Pictures are not part of the copy. Retype the lines from the first one through the line that contains "s.set_visible(False)".

===============

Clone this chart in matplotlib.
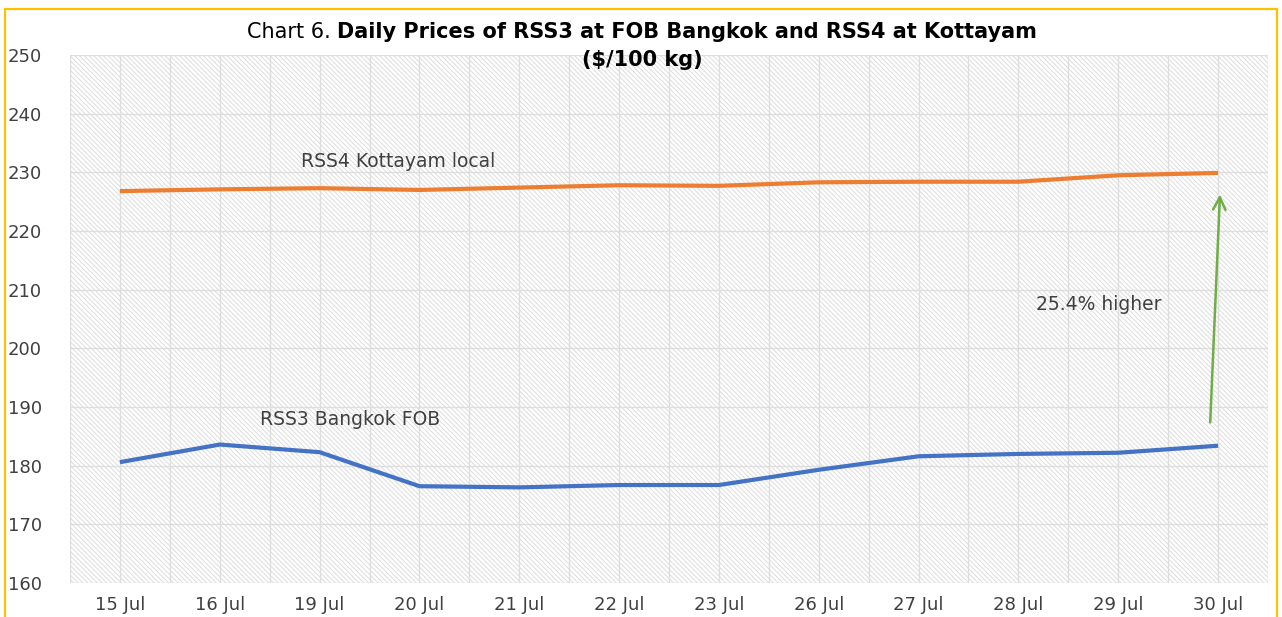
import matplotlib
matplotlib.use("Agg")
import matplotlib.pyplot as plt
from matplotlib.patches import Rectangle

dates = ["15 Jul", "16 Jul", "19 Jul", "20 Jul", "21 Jul", "22 Jul",
         "23 Jul", "26 Jul", "27 Jul", "28 Jul", "29 Jul", "30 Jul"]
rss4_kottayam = [226.8, 227.1, 227.3, 227.0, 227.4, 227.8,
                 227.7, 228.3, 228.4, 228.4, 229.5, 229.9]
rss3_bangkok = [180.6, 183.6, 182.3, 176.5, 176.3, 176.7,
                176.7, 179.3, 181.6, 182.0, 182.2, 183.4]
y_ticks = [160, 170, 180, 190, 200, 210, 220, 230, 240, 250]

plt.rcParams['font.family'] = ['DejaVu Sans']
plt.rcParams['hatch.linewidth'] = 0.7
W, H = 1282, 617
fig = plt.figure(figsize=(W / 100, H / 100), dpi=100)
fig.patch.set_facecolor('white')

ax = fig.add_axes([70 / W, 1 - 583 / H, (1268 - 70) / W, (583 - 55) / H])
ax.set_xlim(-0.5, len(dates) - 0.5)
ax.set_ylim(160, 250)

# hatched background
bg = Rectangle((0, 0), 1, 1, transform=ax.transAxes, facecolor='white',
               edgecolor='#DCDCDC', lw=0, hatch='\\' * 7, zorder=0)
ax.add_patch(bg)

# grid
for yv in y_ticks:
    ax.axhline(yv, color='#DEDEDE', lw=1.0, zorder=1)
for i in range(len(dates) * 2 + 1):
    ax.axvline(-0.5 + i * 0.5, color='#DEDEDE', lw=1.0, zorder=1)

x = list(range(len(dates)))
ax.plot(x, rss4_kottayam, color='#ED7D31', lw=3, solid_capstyle='butt', zorder=3)
ax.plot(x, rss3_bangkok, color='#4472C4', lw=3, solid_capstyle='butt', zorder=3)

ax.set_xticks(x)
ax.set_xticklabels(dates)
ax.set_yticks(y_ticks)
ax.tick_params(axis='both', length=0, labelsize=13, colors='#404040')
ax.tick_params(axis='x', pad=9)
for lab in ax.get_yticklabels():
    lab.set_horizontalalignment('left')
ax.tick_params(axis='y', pad=45)
for s in ax.spines.values():
    s.set_visible(False)

ax.text(2.79, 231.8, "RSS4 Kottayam local", ha='center', va='center',
        fontsize=13.5, color='#404040', zorder=4)
ax.text(2.31, 187.8, "RSS3 Bangkok FOB", ha='center', va='center',
        fontsize=13.5, color='#404040', zorder=4)
ax.text(9.8, 207.4, "25.4% higher", ha='center', va='center',
        fontsize=13.5, color='#404040', zorder=4)
ax.annotate("", xy=(11.02, 226.7), xytext=(10.92, 186.9),
            arrowprops=dict(arrowstyle='->,head_length=0.9,head_width=0.45',
                            color='#70AD47', lw=1.8), zorder=4)

# title
fig.canvas.draw()
r = fig.canvas.get_renderer()
t1 = fig.text(0, 1 - 32 / H, "Chart 6. ", fontsize=15, ha='left', va='center', color='black')
t2 = fig.text(0, 1 - 32 / H, "Daily Prices of RSS3 at FOB Bangkok and RSS4 at Kottayam",
              fontsize=15, fontweight='bold', ha='left', va='center', color='black')
w1 = t1.get_window_extent(r).width
w2 = t2.get_window_extent(r).width
x0 = 642 - (w1 + w2) / 2
t1.set_x(x0 / W)
t2.set_x((x0 + w1) / W)
fig.text(642 / W, 1 - 60 / H, "($/100 kg)", fontsize=15, fontweight='bold',
         ha='center', va='center', color='black')

# yellow border
fig.add_artist(Rectangle((5 / W, -0.05), (1277 - 5) / W, 1 - 9 / H + 0.05,
                         transform=fig.transFigure, fill=False,
                         edgecolor='#FFC000', lw=1.6))

fig.savefig("out.png", dpi=100)
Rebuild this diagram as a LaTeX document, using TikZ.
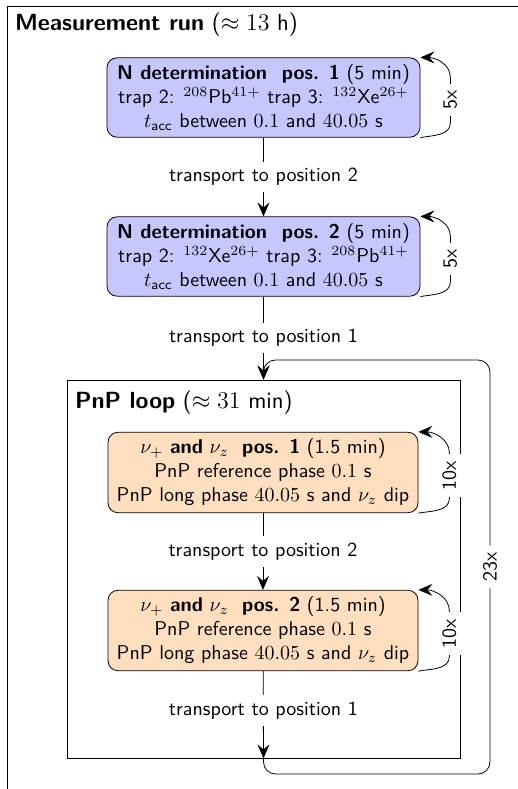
\documentclass[tikz,border=0pt]{standalone}
\usetikzlibrary{arrows.meta}

\begin{document}
\begin{tikzpicture}[x=0.5pt, y=-0.5pt, font=\sffamily, >={Stealth[length=7pt,width=6pt,inset=2.5pt]}]
\useasboundingbox (0,0) rectangle (518,789);
\begin{scope}
	\clip (0,0) rectangle (518,789);
	\draw (7,6) rectangle (540,820);
\end{scope}
\node[anchor=base west, font=\sffamily\fontsize{11.7}{14}\selectfont] (runtitle) at (8,30) {\textbf{Measurement run} ($\approx 13$ h)};
\node[draw, minimum width=196.5pt, minimum height=189pt] (pnp) at (263.5,569) {};
\node[anchor=base west, font=\sffamily\fontsize{11.7}{14}\selectfont] (pnptitle) at (68,408) {\textbf{PnP loop} ($\approx 31$ min)};
\begin{scope}[every node/.style={draw, rounded corners=5pt, align=center, minimum width=156.5pt, minimum height=37.5pt}]
	\node[fill=blue!22] (n1) at (263.5,97.5) {\textbf{N determination \ pos. 1} (5 min)\\trap 2: ${}^{208}$Pb$^{41+}$ trap 3: ${}^{132}$Xe$^{26+}$\\$t_\mathsf{acc}$ between $0.1$ and $40.05$ s};
	\node[fill=blue!22] (n2) at (263.5,256.5) {\textbf{N determination \ pos. 2} (5 min)\\trap 2: ${}^{132}$Xe$^{26+}$ trap 3: ${}^{208}$Pb$^{41+}$\\$t_\mathsf{acc}$ between $0.1$ and $40.05$ s};
	\node[fill=orange!25, minimum width=155pt] (p1) at (263,472.5) {$\nu_+$ \textbf{and} $\nu_z$ \ \textbf{pos. 1} (1.5 min)\\PnP reference phase $0.1$ s\\PnP long phase $40.05$ s and $\nu_z$ dip};
	\node[fill=orange!25, minimum width=155pt] (p2) at (263,630.5) {$\nu_+$ \textbf{and} $\nu_z$ \ \textbf{pos. 2} (1.5 min)\\PnP reference phase $0.1$ s\\PnP long phase $40.05$ s and $\nu_z$ dip};
\end{scope}
\begin{scope}[every node/.style={fill=white}]
	\draw[->] (n1) -- node {transport to position 2} (n2);
	\draw[->] (n2) -- node {transport to position 1} (pnp.north);
	\draw[->] (p1) -- node {transport to position 2} (p2);
	\draw[->] (p2) -- node[pos=0.45] {transport to position 1} (pnp.south);
	\draw[->] (n1.south east) to[out=10,in=-90] ++(30,-15) -- node[rotate=90] {5x} ++(0,-45) to[out=90,in=0] (n1.north east);
	\draw[->] (n2.south east) to[out=10,in=-90] ++(30,-15) -- node[rotate=90] {5x} ++(0,-45) to[out=90,in=0] (n2.north east);
	\draw[->] (p1.south east) to[out=10,in=-90] ++(31,-15) -- node[rotate=90] {10x} ++(0,-45) to[out=90,in=0] (p1.north east);
	\draw[->] (p2.south east) to[out=10,in=-90] ++(31,-15) -- node[rotate=90] {10x} ++(0,-45) to[out=90,in=0] (p2.north east);
	\draw[->, rounded corners=6pt] (pnp.south) |- (490,774) -- node[rotate=90] {23x} (490,360) -| (pnp.north);
\end{scope}
\end{tikzpicture}
\end{document}
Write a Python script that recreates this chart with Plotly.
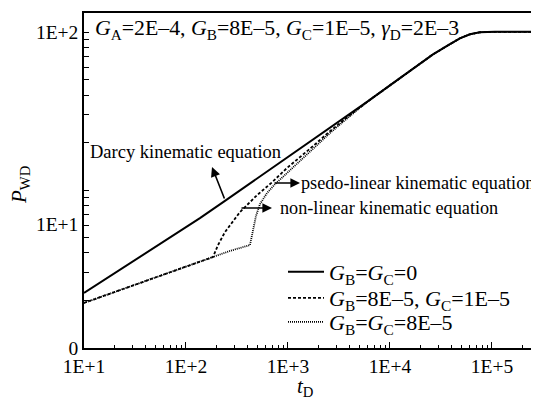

===============

Task answer:
Clone this chart in matplotlib.
import matplotlib
matplotlib.use("Agg")
import matplotlib.pyplot as plt
from matplotlib.patches import Rectangle

dates = ["15 Jul", "16 Jul", "19 Jul", "20 Jul", "21 Jul", "22 Jul",
         "23 Jul", "26 Jul", "27 Jul", "28 Jul", "29 Jul", "30 Jul"]
rss4_kottayam = [226.8, 227.1, 227.3, 227.0, 227.4, 227.8,
                 227.7, 228.3, 228.4, 228.4, 229.5, 229.9]
rss3_bangkok = [180.6, 183.6, 182.3, 176.5, 176.3, 176.7,
                176.7, 179.3, 181.6, 182.0, 182.2, 183.4]
y_ticks = [160, 170, 180, 190, 200, 210, 220, 230, 240, 250]

plt.rcParams['font.family'] = ['DejaVu Sans']
plt.rcParams['hatch.linewidth'] = 0.7
W, H = 1282, 617
fig = plt.figure(figsize=(W / 100, H / 100), dpi=100)
fig.patch.set_facecolor('white')

ax = fig.add_axes([70 / W, 1 - 583 / H, (1268 - 70) / W, (583 - 55) / H])
ax.set_xlim(-0.5, len(dates) - 0.5)
ax.set_ylim(160, 250)

# hatched background
bg = Rectangle((0, 0), 1, 1, transform=ax.transAxes, facecolor='white',
               edgecolor='#DCDCDC', lw=0, hatch='\\' * 7, zorder=0)
ax.add_patch(bg)

# grid
for yv in y_ticks:
    ax.axhline(yv, color='#DEDEDE', lw=1.0, zorder=1)
for i in range(len(dates) * 2 + 1):
    ax.axvline(-0.5 + i * 0.5, color='#DEDEDE', lw=1.0, zorder=1)

x = list(range(len(dates)))
ax.plot(x, rss4_kottayam, color='#ED7D31', lw=3, solid_capstyle='butt', zorder=3)
ax.plot(x, rss3_bangkok, color='#4472C4', lw=3, solid_capstyle='butt', zorder=3)

ax.set_xticks(x)
ax.set_xticklabels(dates)
ax.set_yticks(y_ticks)
ax.tick_params(axis='both', length=0, labelsize=13, colors='#404040')
ax.tick_params(axis='x', pad=9)
for lab in ax.get_yticklabels():
    lab.set_horizontalalignment('left')
ax.tick_params(axis='y', pad=45)
for s in ax.spines.values():
    s.set_visible(False)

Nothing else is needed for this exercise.